スマホで注文し、レーンに運ばれ、僕の胃袋の中に入っていく寿司。
便利になればなるほど、効率化されて、そのうち、寿司屋から家にいる僕の胃袋まで、直接引かれたチューブがタンパク質と炭水化物を注入してくれるようになるのではないか、とディストピアを想像してしまう。

なんだか、マトリックスのチューブに繋がれた人たちを思い出す。

映画マトリックスより
人類全員がこんなふうにカプセルで飼われてて、生体エネルギーを発電に使われてたんやで。カプセルの中では、みんな幸せな妄想世界を生きてたんや。おーこわ。

ゆた‐か【豊か】 の解説
[形動][文][ナリ]
1 満ち足りて不足のないさま。十分にあるさま。「黒髪の―な女性」「緑―な森」「才能の―な画家」「国際色―なマラソン大会」

2 経済的に恵まれていてゆとりのあるさま。「―な家に育つ」「―な生活」「給料日後で懐 (ふところ) が―だ」

3 心や態度に余裕があって、落ち着いているさま。「―な心を育む音楽」「心―に余生を過ごす」

goo辞書

1番にあるように、満ち足りて不足のない世界に、これ以上「便利さ」は何を供給するのだろうか。明らかに過剰な「便利さ」が人々の生活にねじ込まれている。
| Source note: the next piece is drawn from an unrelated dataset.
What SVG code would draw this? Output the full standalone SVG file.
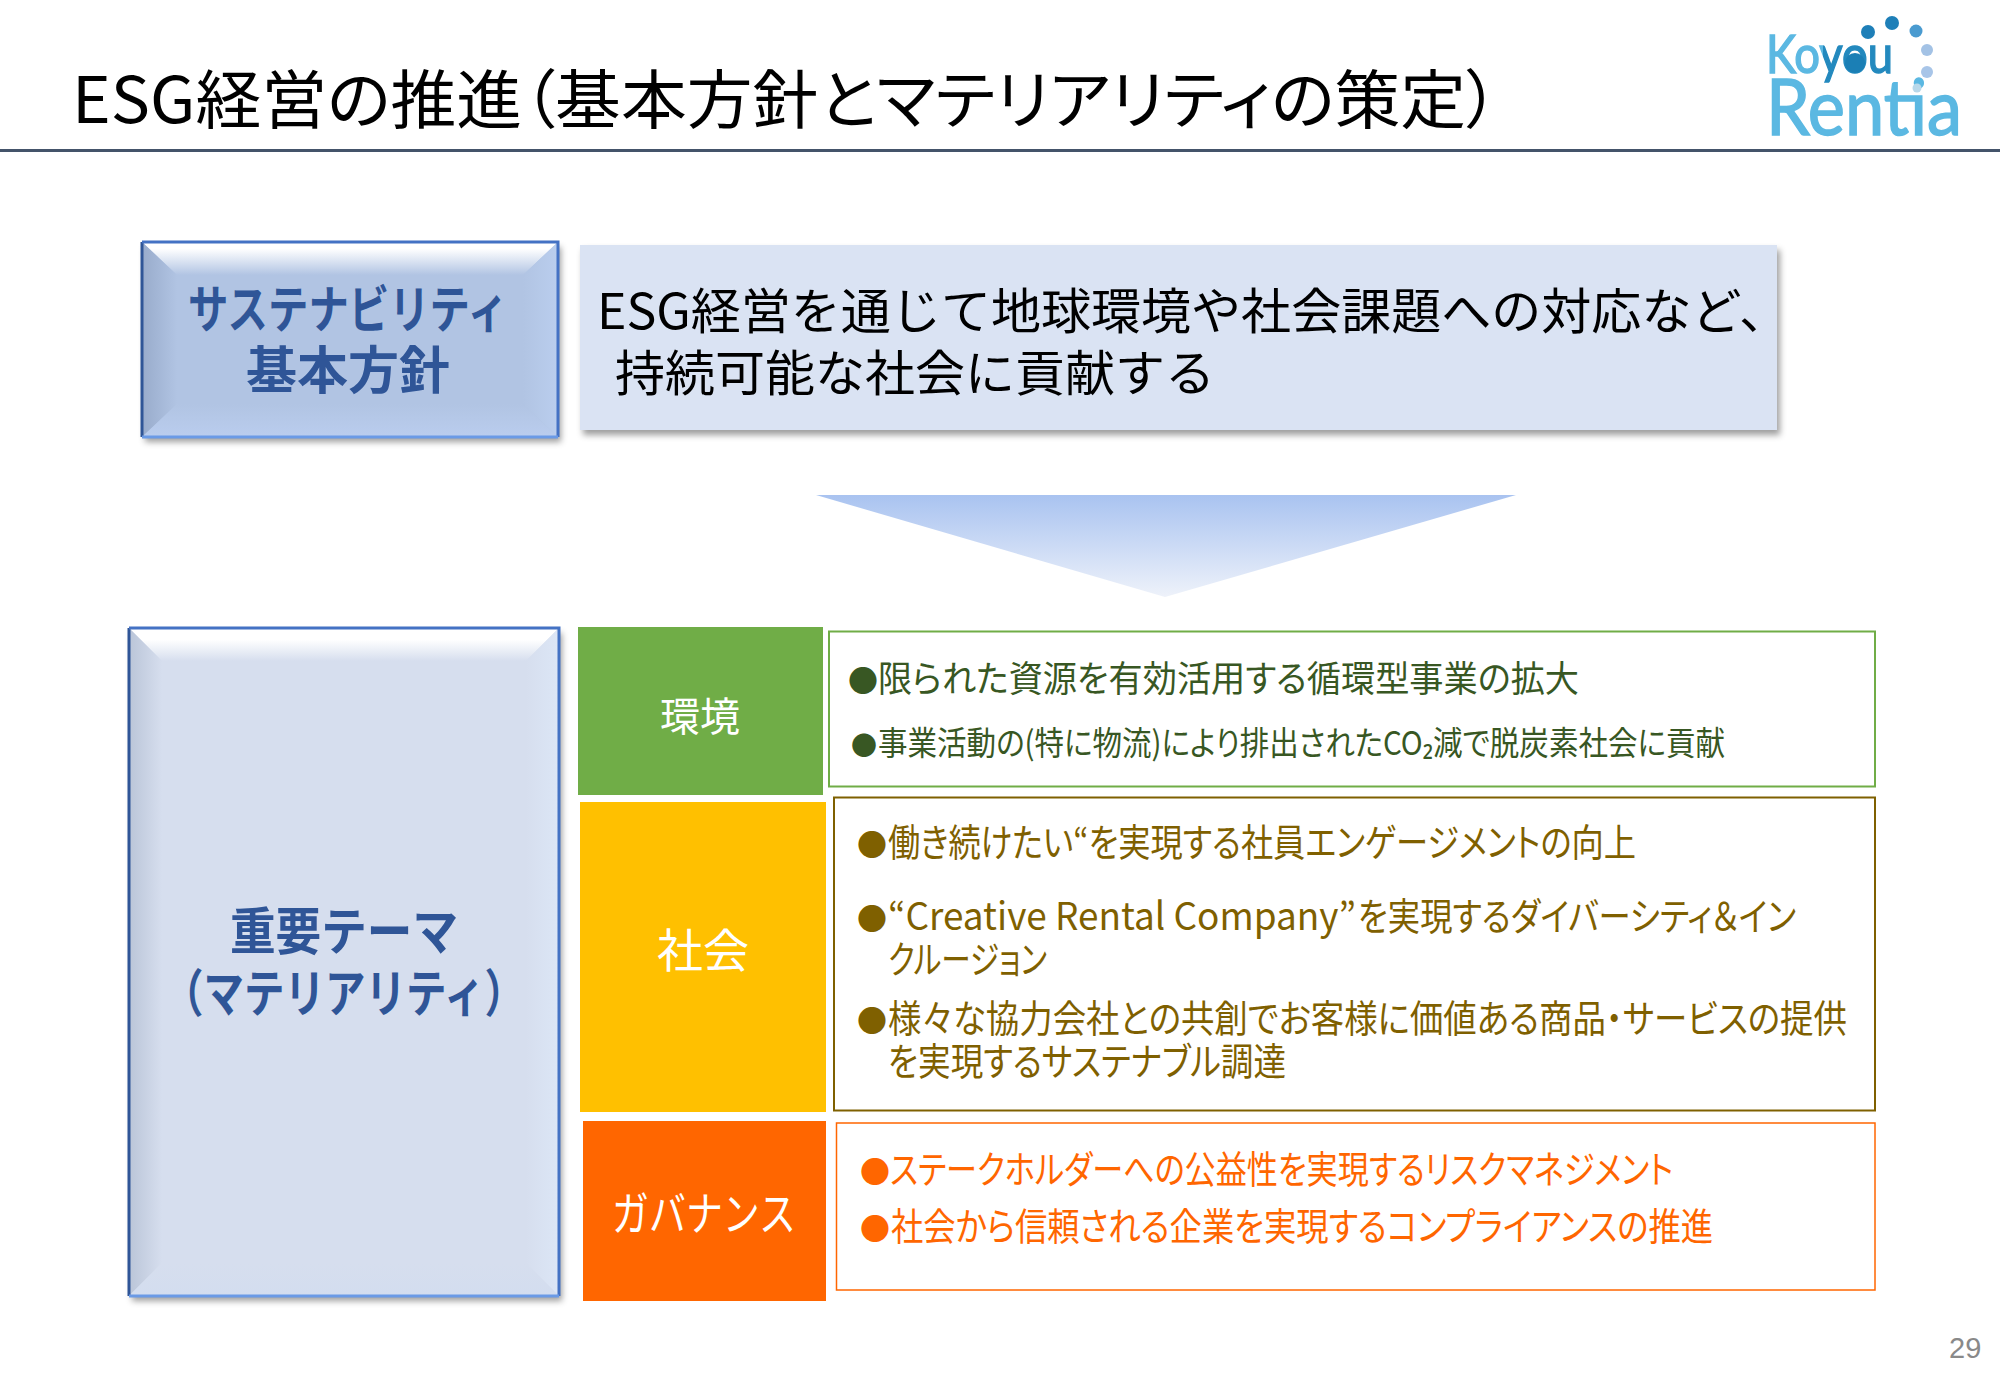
<svg xmlns="http://www.w3.org/2000/svg" width="2000" height="1385" viewBox="0 0 2000 1385">
<style>
text{font-family:"Noto Sans CJK JP","Noto Sans",sans-serif}
.b{font-weight:700;fill:#2F5597;font-size:51px;text-anchor:middle}
.m{fill:#000;font-size:49px}
.w{fill:#fff;text-anchor:middle}
.p{font-feature-settings:"palt"}
.g{fill:#385723;font-size:36px;font-feature-settings:"palt"}
.y{fill:#7F6000;font-size:38px;font-feature-settings:"palt"}
.o{fill:#FF6600;font-size:38px;font-feature-settings:"palt"}
.d{font-size:30px}
.logo{font-family:"Lato","Noto Sans",sans-serif;font-weight:400;stroke-width:1.500}
</style>
<defs>
<filter id="sh" x="-5%" y="-5%" width="110%" height="112%"><feDropShadow dx="3" dy="5" stdDeviation="3" flood-color="#000" flood-opacity=".38"/></filter>
<linearGradient id="ky" gradientUnits="userSpaceOnUse" x1="1766" y1="0" x2="1893" y2="0"><stop offset=".45" stop-color="#5BB8E2"/><stop offset=".45" stop-color="#2389BE"/></linearGradient>
<linearGradient id="ar" x1="0" y1="0" x2="0" y2="1"><stop offset="0" stop-color="#A9C3F0"/><stop offset="1" stop-color="#EEF2FA"/></linearGradient>
<linearGradient id="t1" x1="0" y1="0" x2="0" y2="1"><stop offset="0" stop-color="#fff"/><stop offset=".2" stop-color="#fff"/><stop offset="1" stop-color="#B1C4E3"/></linearGradient>
<linearGradient id="l1" x1="0" y1="0" x2="1" y2="0"><stop offset="0" stop-color="#98ABCB"/><stop offset="1" stop-color="#B1C4E3"/></linearGradient>
<linearGradient id="r1" x1="0" y1="0" x2="1" y2="0"><stop offset="0" stop-color="#B1C4E3"/><stop offset="1" stop-color="#BACEEE"/></linearGradient>
<linearGradient id="b1" x1="0" y1="0" x2="0" y2="1"><stop offset="0" stop-color="#B1C4E3"/><stop offset="1" stop-color="#BACDEE"/></linearGradient>
<linearGradient id="t3" x1="0" y1="0" x2="0" y2="1"><stop offset="0" stop-color="#fff"/><stop offset=".35" stop-color="#fff"/><stop offset="1" stop-color="#D6DEEE"/></linearGradient>
<linearGradient id="l3" x1="0" y1="0" x2="1" y2="0"><stop offset="0" stop-color="#BAC5D8"/><stop offset="1" stop-color="#D6DEEE"/></linearGradient>
<linearGradient id="r3" x1="0" y1="0" x2="1" y2="0"><stop offset="0" stop-color="#D6DEEE"/><stop offset="1" stop-color="#DCE6F6"/></linearGradient>
<linearGradient id="b3" x1="0" y1="0" x2="0" y2="1"><stop offset="0" stop-color="#D6DEEE"/><stop offset="1" stop-color="#D3DDEF"/></linearGradient>
</defs>
<rect width="2000" height="1385" fill="#fff"/>

<g id="title">
<text class="p" x="72" y="123" font-size="64" fill="#000" textLength="1427" lengthAdjust="spacingAndGlyphs">ESG経営の推進（基本方針とマテリアリティの策定）</text>
<rect x="0" y="149" width="2000" height="3" fill="#44546A"/>
</g>

<g id="logo">
<text class="logo" x="1766" y="73" font-size="52" fill="url(#ky)" stroke="url(#ky)" textLength="127" lengthAdjust="spacingAndGlyphs">Koyou</text>
<circle cx="1855" cy="63" r="10" fill="#1B7FB5"/>
<text class="logo" x="1766" y="135" font-size="78" fill="#5BB8E2" stroke="#5BB8E2" textLength="196" lengthAdjust="spacingAndGlyphs">Rentia</text>
<circle cx="1868" cy="32" r="7" fill="#1E7FB8"/>
<circle cx="1892" cy="23" r="7" fill="#1E7FB8"/>
<circle cx="1916" cy="31" r="6.500" fill="#4A9BD0"/>
<circle cx="1927" cy="50" r="6" fill="#A3C2E5"/>
<circle cx="1927" cy="72" r="6" fill="#A8C5E8"/>
<circle cx="1917" cy="88" r="4.500" fill="#B8D8EA"/>
</g>

<g id="policy-label">
<g filter="url(#sh)"><rect x="142" y="242" width="416" height="195" fill="#B1C4E3"/></g>
<polygon points="142,242 558,242 523,275 177,275" fill="url(#t1)"/>
<polygon points="142,242 177,275 177,404 142,437" fill="url(#l1)"/>
<polygon points="558,242 523,275 523,404 558,437" fill="url(#r1)"/>
<polygon points="142,437 177,404 523,404 558,437" fill="url(#b1)"/>
<path d="M142,437V242" stroke="#2F5597" stroke-width="3" fill="none"/>
<path d="M142,242H558V437" stroke="#4472C4" stroke-width="3" fill="none"/>
<path d="M142,437H558" stroke="#6A9AE6" stroke-width="3" fill="none"/>
<text class="b" x="348" y="328" textLength="320" lengthAdjust="spacingAndGlyphs">サステナビリティ</text>
<text class="b" x="348" y="389">基本方針</text>
</g>

<g id="policy-text">
<rect x="580" y="245" width="1197" height="185" fill="#DAE3F3" filter="url(#sh)"/>
<text class="m" x="597" y="329" textLength="1192" lengthAdjust="spacingAndGlyphs">ESG経営を通じて地球環境や社会課題への対応など、</text>
<text class="m" x="615" y="391" textLength="600" lengthAdjust="spacingAndGlyphs">持続可能な社会に貢献する</text>
</g>

<g id="connectors">
<polygon points="816,495 1516,495 1165,597" fill="url(#ar)"/>
</g>

<g id="materiality-label">
<g filter="url(#sh)"><rect x="129" y="628" width="430" height="668" fill="#D6DEEE"/></g>
<polygon points="129,628 559,628 526,661 162,661" fill="url(#t3)"/>
<polygon points="129,628 162,661 162,1263 129,1296" fill="url(#l3)"/>
<polygon points="559,628 526,661 526,1263 559,1296" fill="url(#r3)"/>
<polygon points="129,1296 162,1263 526,1263 559,1296" fill="url(#b3)"/>
<path d="M129,1296V628" stroke="#2F5597" stroke-width="3" fill="none"/>
<path d="M129,628H559V1296" stroke="#4472C4" stroke-width="3" fill="none"/>
<path d="M129,1296H559" stroke="#6A9AE6" stroke-width="3" fill="none"/>
<text class="b" x="344" y="950" textLength="228" lengthAdjust="spacingAndGlyphs">重要テーマ</text>
<text class="b" x="344" y="1012" textLength="362" lengthAdjust="spacingAndGlyphs">（マテリアリティ）</text>
</g>

<g id="env">
<rect x="578" y="627" width="245" height="168" fill="#70AD47"/>
<text class="w" x="700" y="731" font-size="40">環境</text>
<rect x="829" y="631.500" width="1046" height="155" fill="#fff" stroke="#70AD47" stroke-width="2"/>
<text class="g d" x="848" y="692">●</text>
<text class="g" x="878" y="692" textLength="701" lengthAdjust="spacingAndGlyphs">限られた資源を有効活用する循環型事業の拡大</text>
<text class="g" x="851" y="755" style="font-size:26px">●</text>
<text class="g" x="878" y="755" style="font-size:33px" textLength="847" lengthAdjust="spacingAndGlyphs">事業活動の(特に物流)により排出されたCO₂減で脱炭素社会に貢献</text>
</g>

<g id="social">
<rect x="580" y="802" width="246" height="310" fill="#FFC000"/>
<text class="w" x="703" y="967" font-size="46">社会</text>
<rect x="834" y="797.500" width="1041" height="313" fill="#fff" stroke="#7F6000" stroke-width="2"/>
<text class="y d" x="857" y="856">●</text>
<text class="y" x="888" y="856" textLength="748" lengthAdjust="spacingAndGlyphs">働き続けたい“を実現する社員エンゲージメントの向上</text>
<text class="y d" x="857" y="930">●</text>
<text class="y" x="888" y="930" textLength="468" lengthAdjust="spacingAndGlyphs">“Creative Rental Company”</text>
<text class="y" x="1358" y="930" textLength="438" lengthAdjust="spacingAndGlyphs">を実現するダイバーシティ＆イン</text>
<text class="y" x="888" y="973" textLength="159" lengthAdjust="spacingAndGlyphs">クルージョン</text>
<text class="y d" x="857" y="1032">●</text>
<text class="y" x="888" y="1032" textLength="959" lengthAdjust="spacingAndGlyphs">様々な協力会社との共創でお客様に価値ある商品・サービスの提供</text>
<text class="y" x="888" y="1075" textLength="398" lengthAdjust="spacingAndGlyphs">を実現するサステナブル調達</text>
</g>

<g id="governance">
<rect x="583" y="1121" width="243" height="180" fill="#FF6600"/>
<text class="w" x="704" y="1230" font-size="46" textLength="184" lengthAdjust="spacingAndGlyphs">ガバナンス</text>
<rect x="836.500" y="1123" width="1038.500" height="167" fill="#fff" stroke="#FF6600" stroke-width="1.500"/>
<text class="o d" x="860" y="1183">●</text>
<text class="o" x="890" y="1183" textLength="783" lengthAdjust="spacingAndGlyphs">ステークホルダーへの公益性を実現するリスクマネジメント</text>
<text class="o d" x="860" y="1240">●</text>
<text class="o" x="891" y="1240" textLength="822" lengthAdjust="spacingAndGlyphs">社会から信頼される企業を実現するコンプライアンスの推進</text>
</g>

<text x="1949" y="1358" font-size="29" fill="#898989" style="font-family:'Liberation Sans',sans-serif">29</text>
</svg>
2番にあるように、「豊かさ」にはお金が必要だけど、あればあるほど良い訳ではない。原始時代に戻るのか?と聞かれると、もちろん答えはNOだけど、スマホのない2000年代に戻るかと聞かれると喜んでYESと答える。

自信はないけど断言しておく。

【「便利さ」を追求した果てに「豊かさ」はない】



「不便さ」の中にも「豊かさ」はある。

公園に行く前に行った駄菓子屋では、いつも店の奥で野球中継が流れており、声をかけないとおじいちゃんは出てこない。
値段がわからない仮面ライダーのカードが入った袋を1枚ちぎって値段を聞くと33円。
電卓で計算するから、間違っても多分気づかない。
おじいちゃんの体調が悪い時は痰壺に痰を吐きながら接客してくれる。
スシローだったら炎上ものだ。
今日は痰壺がなかったので、体調は回復したらしい。

「あのおじいちゃんが死んだら、この店無くなっちゃうの?」
息子が聞く。
フランチャイズとは到底思えない、この民家兼駄菓子屋は、後継者がいるとは到底思えない。10年後にはきっと存在しない駄菓子屋にあと何回息子と通えるだろうか。

「便利さ」は速くて、
「豊かさ」はゆっくりだ。

「便利さ」は清潔で、
「豊かさ」は不潔だ。(おじいちゃんごめん。)

「便利さ」は金になって、
「豊かさ」は金にならない。

「便利さ」は雄弁で、
「豊かさ」は無口だ。

この加速する社会で、「豊かさ」をどのように保つことができるのか。それが僕の生きる意味だと思う。


さ、今日は、スタバにiPadとMacBook持って行って、chatGPT使った授業を考えよーっと。